→ DATASET CONTENT
** Begin **

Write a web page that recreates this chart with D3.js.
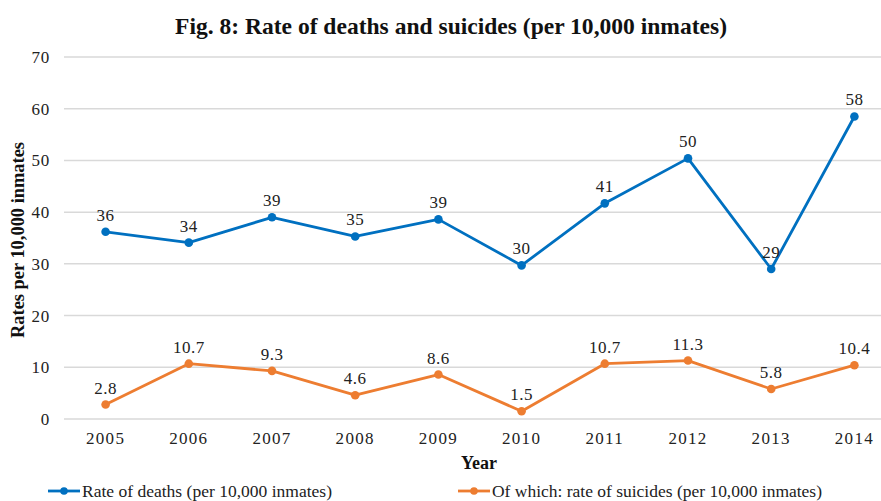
<!DOCTYPE html>
<html>
<head>
<meta charset="utf-8">
<script src="https://cdn.jsdelivr.net/npm/d3@7"></script>
<style>
  body { margin: 0; background: #fff; }
  svg { display: block; font-family: "Liberation Serif", serif; }
</style>
</head>
<body>
<div id="wrapper"></div>
<script>
// data
const years = ["2005", "2006", "2007", "2008", "2009", "2010", "2011", "2012", "2013", "2014"]
const deathRates = [36.2, 34.1, 39.0, 35.3, 38.6, 29.7, 41.7, 50.4, 29.0, 58.5]
const deathLabels = ["36", "34", "39", "35", "39", "30", "41", "50", "29", "58"]
const suicideRates = [2.8, 10.7, 9.3, 4.6, 8.6, 1.5, 10.7, 11.3, 5.8, 10.4]
const suicideLabels = ["2.8", "10.7", "9.3", "4.6", "8.6", "1.5", "10.7", "11.3", "5.8", "10.4"]
const yTicks = [0, 10, 20, 30, 40, 50, 60, 70]
const seriesNames = ["Rate of deaths (per 10,000 inmates)", "Of which: rate of suicides (per 10,000 inmates)"]

const dimensions = {
    width: 881,
    height: 501,
    margin: { top: 57, right: -15, bottom: 82, left: 64 },
}
dimensions.boundedWidth = dimensions.width - dimensions.margin.left - dimensions.margin.right
dimensions.boundedHeight = dimensions.height - dimensions.margin.top - dimensions.margin.bottom

const colors = ["#0070c0", "#ed7d31"]
const font = "'Liberation Serif', serif"

const svg = d3.select("#wrapper")
    .append("svg")
    .attr("width", dimensions.width)
    .attr("height", dimensions.height)

const bounds = svg.append("g")
    .attr("transform", `translate(${dimensions.margin.left},${dimensions.margin.top})`)

// scales
const xScale = d3.scaleBand()
    .domain(years)
    .range([0, dimensions.boundedWidth])

const yScale = d3.scaleLinear()
    .domain([0, 70])
    .range([dimensions.boundedHeight, 0])

// gridlines
bounds.append("g")
    .selectAll("line")
    .data(yTicks)
    .join("line")
    .attr("x1", 0)
    .attr("x2", dimensions.boundedWidth)
    .attr("y1", d => yScale(d))
    .attr("y2", d => yScale(d))
    .attr("stroke", "#d9d9d9")
    .attr("stroke-width", 1.5)

// y axis labels
const yAxis = d3.axisLeft(yScale).tickValues(yTicks).tickSize(0).tickPadding(14)
bounds.append("g")
    .call(yAxis)
    .call(g => g.select(".domain").remove())
    .selectAll("text")
    .style("font-family", font)
    .attr("font-size", 17)
    .attr("letter-spacing", 0.8)
    .attr("fill", "#222")
    .attr("dy", "0.32em")

// x axis labels
const xAxis = d3.axisBottom(xScale).tickSize(0).tickPadding(13)
bounds.append("g")
    .attr("transform", `translate(0,${dimensions.boundedHeight})`)
    .call(xAxis)
    .call(g => g.select(".domain").remove())
    .selectAll("text")
    .style("font-family", font)
    .attr("font-size", 17)
    .attr("letter-spacing", 1.3)
    .attr("fill", "#222")

// lines
const xCenter = d => xScale(d) + xScale.bandwidth() / 2
const lineGen = d3.line()
    .x((d, i) => xCenter(years[i]))
    .y(d => yScale(d))

const series = [
    { values: deathRates, labels: deathLabels },
    { values: suicideRates, labels: suicideLabels },
]

series.forEach((s, si) => {
    bounds.append("path")
        .datum(s.values)
        .attr("d", lineGen)
        .attr("fill", "none")
        .attr("stroke", colors[si])
        .attr("stroke-width", 2.8)
        .attr("stroke-linejoin", "round")

    bounds.append("g")
        .selectAll("circle")
        .data(s.values)
        .join("circle")
        .attr("cx", (d, i) => xCenter(years[i]))
        .attr("cy", d => yScale(d))
        .attr("r", 4.3)
        .attr("fill", colors[si])

    bounds.append("g")
        .selectAll("text")
        .data(s.values)
        .join("text")
        .attr("x", (d, i) => xCenter(years[i]))
        .attr("y", d => yScale(d) - 11)
        .attr("text-anchor", "middle")
        .style("font-family", font)
        .attr("font-size", 17)
        .attr("letter-spacing", 0.5)
        .attr("fill", "#222")
        .text((d, i) => s.labels[i])
})

// title
svg.append("text")
    .attr("x", 451)
    .attr("y", 34)
    .attr("text-anchor", "middle")
    .attr("font-weight", "bold")
    .attr("font-size", 24)
    .attr("textLength", 552)
    .attr("lengthAdjust", "spacingAndGlyphs")
    .attr("fill", "#111")
    .text("Fig. 8: Rate of deaths and suicides (per 10,000 inmates)")

// axis titles
svg.append("text")
    .attr("transform", "translate(24,240) rotate(-90)")
    .attr("text-anchor", "middle")
    .attr("font-weight", "bold")
    .attr("font-size", 18)
    .attr("textLength", 196)
    .attr("lengthAdjust", "spacingAndGlyphs")
    .attr("fill", "#111")
    .text("Rates per 10,000 inmates")

svg.append("text")
    .attr("x", 479)
    .attr("y", 469)
    .attr("text-anchor", "middle")
    .attr("font-weight", "bold")
    .attr("font-size", 18)
    .attr("fill", "#111")
    .text("Year")

// legend
const legendItems = [
    { x: 48, textLength: 250 },
    { x: 458, textLength: 330 },
]
const legend = svg.append("g")
    .attr("transform", "translate(0,492)")

legendItems.forEach((item, i) => {
    const g = legend.append("g").attr("transform", `translate(${item.x},0)`)
    g.append("line")
        .attr("x1", 0).attr("x2", 32)
        .attr("y1", -1).attr("y2", -1)
        .attr("stroke", colors[i])
        .attr("stroke-width", 2.8)
    g.append("circle")
        .attr("cx", 16).attr("cy", -1).attr("r", 3.8)
        .attr("fill", colors[i])
    g.append("text")
        .attr("x", 34)
        .attr("y", 5)
        .attr("font-size", 17.5)
        .attr("textLength", item.textLength)
        .attr("lengthAdjust", "spacingAndGlyphs")
        .attr("fill", "#222")
        .text(seriesNames[i])
})
</script>
</body>
</html>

** End **

→ TO BE DONE
Set down the material exactly, every line of it, except for the pictures.

→ SOLUTION TO THIS EXERCISE
Write a web page that recreates this chart with D3.js.
<!DOCTYPE html>
<html>
<head>
<meta charset="utf-8">
<script src="https://cdn.jsdelivr.net/npm/d3@7"></script>
<style>
  body { margin: 0; background: #fff; }
  svg { display: block; font-family: "Liberation Serif", serif; }
</style>
</head>
<body>
<div id="wrapper"></div>
<script>
// data
const years = ["2005", "2006", "2007", "2008", "2009", "2010", "2011", "2012", "2013", "2014"]
const deathRates = [36.2, 34.1, 39.0, 35.3, 38.6, 29.7, 41.7, 50.4, 29.0, 58.5]
const deathLabels = ["36", "34", "39", "35", "39", "30", "41", "50", "29", "58"]
const suicideRates = [2.8, 10.7, 9.3, 4.6, 8.6, 1.5, 10.7, 11.3, 5.8, 10.4]
const suicideLabels = ["2.8", "10.7", "9.3", "4.6", "8.6", "1.5", "10.7", "11.3", "5.8", "10.4"]
const yTicks = [0, 10, 20, 30, 40, 50, 60, 70]
const seriesNames = ["Rate of deaths (per 10,000 inmates)", "Of which: rate of suicides (per 10,000 inmates)"]

const dimensions = {
    width: 881,
    height: 501,
    margin: { top: 57, right: -15, bottom: 82, left: 64 },
}
dimensions.boundedWidth = dimensions.width - dimensions.margin.left - dimensions.margin.right
dimensions.boundedHeight = dimensions.height - dimensions.margin.top - dimensions.margin.bottom

const colors = ["#0070c0", "#ed7d31"]
const font = "'Liberation Serif', serif"

const svg = d3.select("#wrapper")
    .append("svg")
    .attr("width", dimensions.width)
    .attr("height", dimensions.height)

const bounds = svg.append("g")
    .attr("transform", `translate(${dimensions.margin.left},${dimensions.margin.top})`)

// scales
const xScale = d3.scaleBand()
    .domain(years)
    .range([0, dimensions.boundedWidth])

const yScale = d3.scaleLinear()
    .domain([0, 70])
    .range([dimensions.boundedHeight, 0])

// gridlines
bounds.append("g")
    .selectAll("line")
    .data(yTicks)
    .join("line")
    .attr("x1", 0)
    .attr("x2", dimensions.boundedWidth)
    .attr("y1", d => yScale(d))
    .attr("y2", d => yScale(d))
    .attr("stroke", "#d9d9d9")
    .attr("stroke-width", 1.5)

// y axis labels
const yAxis = d3.axisLeft(yScale).tickValues(yTicks).tickSize(0).tickPadding(14)
bounds.append("g")
    .call(yAxis)
    .call(g => g.select(".domain").remove())
    .selectAll("text")
    .style("font-family", font)
    .attr("font-size", 17)
    .attr("letter-spacing", 0.8)
    .attr("fill", "#222")
    .attr("dy", "0.32em")

// x axis labels
const xAxis = d3.axisBottom(xScale).tickSize(0).tickPadding(13)
bounds.append("g")
    .attr("transform", `translate(0,${dimensions.boundedHeight})`)
    .call(xAxis)
    .call(g => g.select(".domain").remove())
    .selectAll("text")
    .style("font-family", font)
    .attr("font-size", 17)
    .attr("letter-spacing", 1.3)
    .attr("fill", "#222")

// lines
const xCenter = d => xScale(d) + xScale.bandwidth() / 2
const lineGen = d3.line()
    .x((d, i) => xCenter(years[i]))
    .y(d => yScale(d))

const series = [
    { values: deathRates, labels: deathLabels },
    { values: suicideRates, labels: suicideLabels },
]

series.forEach((s, si) => {
    bounds.append("path")
        .datum(s.values)
        .attr("d", lineGen)
        .attr("fill", "none")
        .attr("stroke", colors[si])
        .attr("stroke-width", 2.8)
        .attr("stroke-linejoin", "round")

    bounds.append("g")
        .selectAll("circle")
        .data(s.values)
        .join("circle")
        .attr("cx", (d, i) => xCenter(years[i]))
        .attr("cy", d => yScale(d))
        .attr("r", 4.3)
        .attr("fill", colors[si])

    bounds.append("g")
        .selectAll("text")
        .data(s.values)
        .join("text")
        .attr("x", (d, i) => xCenter(years[i]))
        .attr("y", d => yScale(d) - 11)
        .attr("text-anchor", "middle")
        .style("font-family", font)
        .attr("font-size", 17)
        .attr("letter-spacing", 0.5)
        .attr("fill", "#222")
        .text((d, i) => s.labels[i])
})

// title
svg.append("text")
    .attr("x", 451)
    .attr("y", 34)
    .attr("text-anchor", "middle")
    .attr("font-weight", "bold")
    .attr("font-size", 24)
    .attr("textLength", 552)
    .attr("lengthAdjust", "spacingAndGlyphs")
    .attr("fill", "#111")
    .text("Fig. 8: Rate of deaths and suicides (per 10,000 inmates)")

// axis titles
svg.append("text")
    .attr("transform", "translate(24,240) rotate(-90)")
    .attr("text-anchor", "middle")
    .attr("font-weight", "bold")
    .attr("font-size", 18)
    .attr("textLength", 196)
    .attr("lengthAdjust", "spacingAndGlyphs")
    .attr("fill", "#111")
    .text("Rates per 10,000 inmates")

svg.append("text")
    .attr("x", 479)
    .attr("y", 469)
    .attr("text-anchor", "middle")
    .attr("font-weight", "bold")
    .attr("font-size", 18)
    .attr("fill", "#111")
    .text("Year")

// legend
const legendItems = [
    { x: 48, textLength: 250 },
    { x: 458, textLength: 330 },
]
const legend = svg.append("g")
    .attr("transform", "translate(0,492)")

legendItems.forEach((item, i) => {
    const g = legend.append("g").attr("transform", `translate(${item.x},0)`)
    g.append("line")
        .attr("x1", 0).attr("x2", 32)
        .attr("y1", -1).attr("y2", -1)
        .attr("stroke", colors[i])
        .attr("stroke-width", 2.8)
    g.append("circle")
        .attr("cx", 16).attr("cy", -1).attr("r", 3.8)
        .attr("fill", colors[i])
    g.append("text")
        .attr("x", 34)
        .attr("y", 5)
        .attr("font-size", 17.5)
        .attr("textLength", item.textLength)
        .attr("lengthAdjust", "spacingAndGlyphs")
        .attr("fill", "#222")
        .text(seriesNames[i])
})
</script>
</body>
</html>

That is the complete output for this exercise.